Two divergent approaches shape the public debate: ECF and Totally Chlorine-Free
(TCF). The U.S. EPA's proposed Cluster Rule for the pulp and paper industry,
which has ECF as one of its core Best Available Technology (BAT) elements, has
sharpened the focus. This paper discusses why ECF is the consensus choice for
pollution prevention technology for the bleached pulp and paper industry.
ECF
bleaching, while producing high quality pulp:
The chlorine
dioxide molecule consists of one chlorine atom and two oxygen atoms. The
oxidation level of the chlorine atom in chlorine dioxide is +4, while the
oxidation level of the chlorine atom in molecular chlorine is 0. Based on
reduction to chloride at an oxidation level of -1, there is a change of five
oxidation levels with chlorine dioxide compared to one for elemental chlorine.

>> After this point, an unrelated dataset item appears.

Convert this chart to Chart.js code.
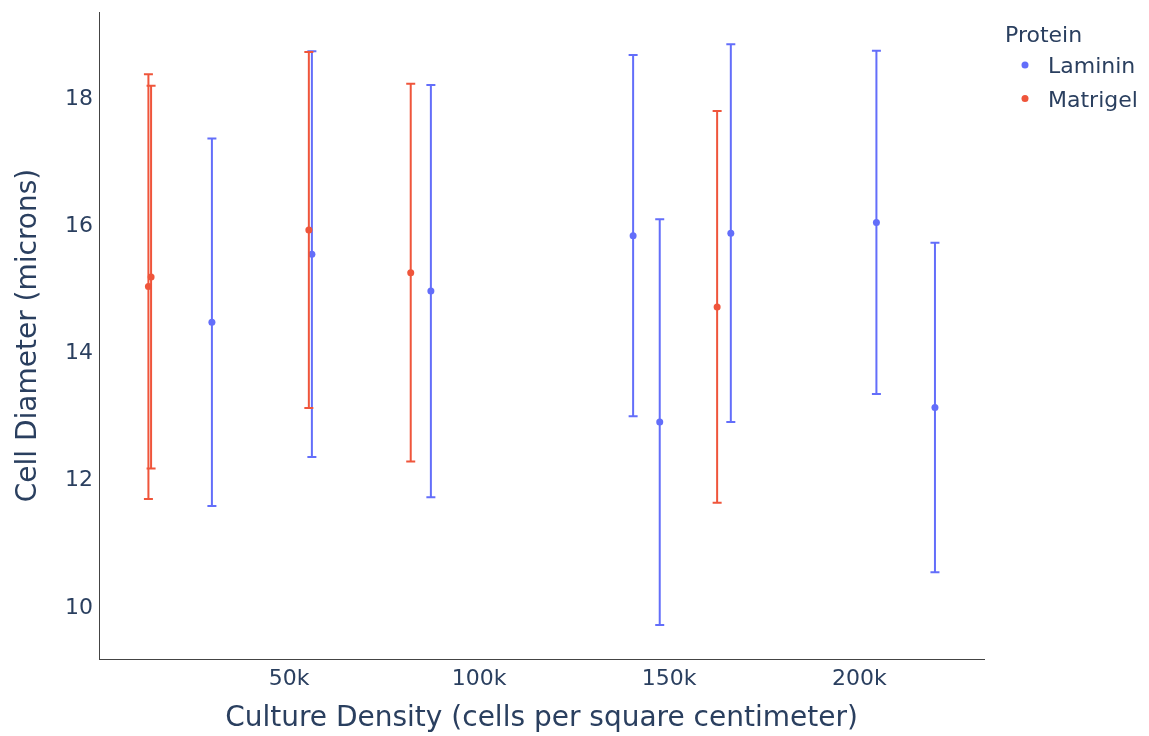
<!DOCTYPE html>
<html>
<head>
<meta charset="utf-8">
<script src="https://cdn.jsdelivr.net/npm/chart.js@4"></script>
<style>
  html, body { margin: 0; padding: 0; background: #fff; }
</style>
</head>
<body>
<canvas id="myChart" width="1149" height="736"></canvas>
<script>
// values
const lamininX = [29700, 56000, 87300, 140500, 147500, 166200, 204500, 219900];
const lamininY = [14.49, 15.56, 14.98, 15.85, 12.92, 15.89, 16.06, 13.15];
const lamininErr = [2.89, 3.19, 3.24, 2.84, 3.19, 2.97, 2.70, 2.59];

const matrigelX = [13000, 13700, 55200, 82000, 162600];
const matrigelY = [15.05, 15.20, 15.94, 15.27, 14.73];
const matrigelErr = [3.34, 3.01, 2.80, 2.97, 3.08];

const xTicks = [50000, 100000, 150000, 200000];
const yTicks = [10, 12, 14, 16, 18];

const legendTitle = 'Protein';
const textColor = '#2a3f5f';
const axisColor = '#444';

Chart.defaults.font.family = '"DejaVu Sans", Verdana, sans-serif';

function toPoints(xs, ys) {
  const pts = [];
  for (let i = 0; i < xs.length; i++) {
    pts.push({ x: xs[i], y: ys[i] });
  }
  return pts;
}

// error bars drawn just under each dataset's markers
const errorBars = {
  id: 'errorBars',
  beforeDatasetDraw(chart, args) {
    const ds = chart.data.datasets[args.index];
    const xScale = chart.scales.x;
    const yScale = chart.scales.y;
    const ctx = chart.ctx;
    ctx.save();
    ctx.strokeStyle = ds.borderColor;
    ctx.lineWidth = 2;
    for (let i = 0; i < ds.data.length; i++) {
      const p = ds.data[i];
      const e = ds.errors[i];
      const px = xScale.getPixelForValue(p.x);
      const top = yScale.getPixelForValue(p.y + e);
      const bot = yScale.getPixelForValue(p.y - e);
      ctx.beginPath();
      ctx.moveTo(px, top);
      ctx.lineTo(px, bot);
      ctx.moveTo(px - 4.5, top);
      ctx.lineTo(px + 4.5, top);
      ctx.moveTo(px - 4.5, bot);
      ctx.lineTo(px + 4.5, bot);
      ctx.stroke();
    }
    ctx.restore();
  },
};

// plotly-style legend on the right
const sideLegend = {
  id: 'sideLegend',
  afterDraw(chart) {
    const ctx = chart.ctx;
    ctx.save();
    ctx.font = '22px "DejaVu Sans"';
    ctx.textBaseline = 'alphabetic';
    ctx.fillStyle = textColor;
    ctx.fillText(legendTitle, 1005, 42);
    chart.data.datasets.forEach((ds, i) => {
      const base = 73.3 + i * 33.4;
      ctx.fillStyle = ds.backgroundColor;
      ctx.beginPath();
      ctx.arc(1025, base - 8.3, 3.5, 0, Math.PI * 2);
      ctx.fill();
      ctx.fillStyle = textColor;
      ctx.fillText(ds.label, 1048, base);
    });
    ctx.restore();
  },
};

const ctx = document.getElementById('myChart').getContext('2d');
new Chart(ctx, {
  type: 'scatter',
  data: {
    datasets: [
      {
        label: 'Laminin',
        data: toPoints(lamininX, lamininY),
        errors: lamininErr,
        backgroundColor: '#636efa',
        borderColor: '#636efa',
        pointRadius: 3.5,
        pointBorderWidth: 0,
        order: 1,
      },
      {
        label: 'Matrigel',
        data: toPoints(matrigelX, matrigelY),
        errors: matrigelErr,
        backgroundColor: '#ef553b',
        borderColor: '#ef553b',
        pointRadius: 3.5,
        pointBorderWidth: 0,
        order: 0,
      },
    ],
  },
  options: {
    responsive: false,
    animation: false,
    layout: { padding: { top: 12, right: 165, left: 0, bottom: 0 } },
    plugins: {
      legend: { display: false },
      tooltip: { enabled: false },
    },
    scales: {
      x: {
        type: 'linear',
        min: 0,
        max: 232800,
        grid: { display: false, drawTicks: false },
        border: { display: true, color: axisColor, width: 1 },
        afterBuildTicks(scale) {
          scale.ticks = xTicks.map((v) => ({ value: v }));
        },
        afterFit(scale) {
          scale.height = 77;
          scale.paddingLeft = 0;
          scale.paddingRight = 0;
        },
        ticks: {
          color: textColor,
          font: { size: 22 },
          padding: 7,
          maxRotation: 0,
          autoSkip: false,
          callback: (v) => v / 1000 + 'k',
        },
        title: {
          display: true,
          text: 'Culture Density (cells per square centimeter)',
          color: textColor,
          font: { size: 28 },
          padding: { top: 0, bottom: 0 },
        },
      },
      y: {
        min: 9.195,
        max: 19.368,
        grid: { display: false, drawTicks: false },
        border: { display: true, color: axisColor, width: 1 },
        afterBuildTicks(scale) {
          scale.ticks = yTicks.map((v) => ({ value: v }));
        },
        afterFit(scale) {
          scale.width = 99;
          scale.paddingTop = 0;
          scale.paddingBottom = 0;
        },
        ticks: {
          color: textColor,
          font: { size: 22 },
          padding: 6,
        },
        title: {
          display: true,
          text: 'Cell Diameter (microns)',
          color: textColor,
          font: { size: 28 },
          padding: { top: 12, bottom: 0 },
        },
      },
    },
  },
  plugins: [errorBars, sideLegend],
});
</script>
</body>
</html>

Chlorine dioxide therefore has five times the oxidation potential.
These
differences make chlorine dioxide not only a superior bleaching agent, but one
with distinct environmental benefits. During the pulp bleaching process, both
chlorine and chlorine dioxide can form chlorinated organics. However, whereas
chlorine tends to substitute and combine with lignin -- the substance that holds
the wood fibers together -- chlorine dioxide typically oxidizes the lignin,
opening up the aromatic structure. Any remaining chlorinated organics formed by
ClO2 bleaching are water soluble and do not bio-accumulate. Instead,
they are very similar to chemical substances occurring naturally in the
environment.
Complementing
its oxidizing strength is its selectivity. ClO2 attacks lignin and
other substances such as resins, while preserving the wood's cellulose fibers --
those that provide the strength in the final paper products.
Mills
implementing ECF have eliminated dioxin and furan in mill effluent to non-detect
levels. Consequently, downstream of North American pulp and paper mills, dioxin
levels in fish tissue have significantly declined.
Having
developed and implemented a strategy for virtual elimination of persistent,
bio-accumulative, and toxic compounds, research on the environmental responses
to pulp mill effluent has shifted focus. Subtle responses such as the induction
of liver enzymes in exposed fish are now the focus of attention in the
scientific and technical communities. The ecological significance of such
responses has yet to be determined.
Initially
thought to be due to exposure to bleached pulp mill effluent, subsequent
research has shown such subtle responses to be found both at bleached and
unbleached pulp mills. Current research suggests the source may be natural wood
extracts that are released into the environment during the processes that
prepare the cellulose fibers prior to bleaching. Issues such as these subtle
responses and industry's commitment to minimizing the environmental impact of
papermaking are driving the development of minimum-impact mills.
One
aspect of minimum-impact mills is minimizing wastewater discharge. Taking
inspiration from successful application of closed cycle processes for mechanical
and semi-chemical pulp mills, current research and development is focusing on
technologies to "close the loop" to an even greater degree than is
presently practiced at bleached chemical pulp mills.